Going back to the disciples, we see the remarkable truth of our faith: Jesus is not stopped by those locked doors. Amidst their fears, despite their barriers, Jesus stands among his disciples and says ‘Peace be with you’. Peace, joy, the antidote of fear, cannot be kept out and will find us.

Importantly, Jesus then shows the disciples his hands and his side. It is important, I would like to suggest, not to prove that he is indeed the risen Lord – as they will have already recognised him –, but to acknowledge the past, and hence to acknowledge the present.

Particularly in this Easter season we are reminded that the Christian message is one of hope, that it is indeed Good News. Yet, that does not mean that our fear, our pain, our grief is to be denied. In showing his wounds, Jesus acknowledges that he, the risen Lord, is also the crucified Christ.

Maybe now more than ever we need to hear that message. The message that fear and peace, that pain and joy, will both be part of our lives, for each of us in our different ways. The Christian message is not one of winners and losers, but the universal message of hope and peace in our fear, for each and everyone of us.

However, we may sometimes feel more like Thomas, who wasn’t there when Jesus appeared. We may feel at times that we have experienced the suffering and the pain of the Crucifixion, but not the peace of the Resurrection. That is hard, and Jesus says to them, ‘Blessed are those who have not seen and yet have come to believe’. It takes a lot of faith to hold on to the promise when we haven’t seen.
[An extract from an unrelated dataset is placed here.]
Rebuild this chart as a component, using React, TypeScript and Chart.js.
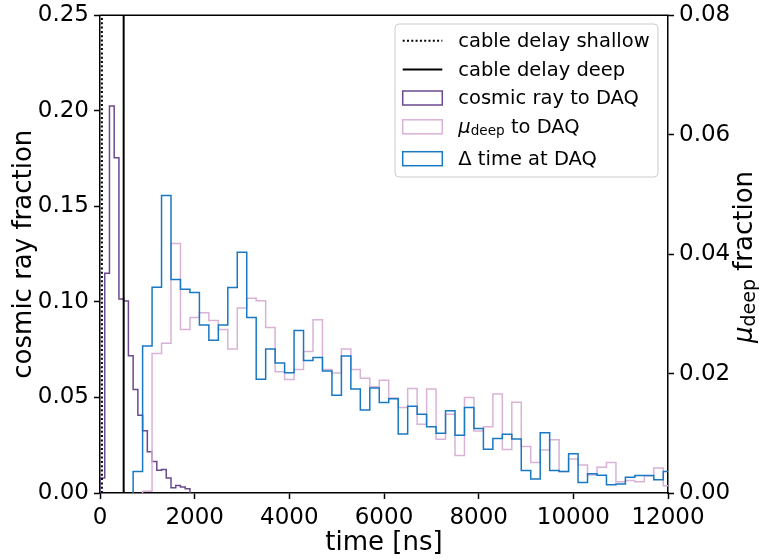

So maybe that is one thing we, who feel we have seen, can do: share the peace. Be to others the sign of hope they are waiting for. We do this in our worship every week, when we share the peace, but can do this in our lives too, by sharing something of ourselves. We may not be able to appear through locked doors as such, but we can pick up the phone: a kind word can break through people’s fear and worry. And when we can move around more freely again, there is no reason not to keep this up: a call, a card or a visit. A way of saying ‘Peace be with you’. Then were we glad when we saw the risen Lord.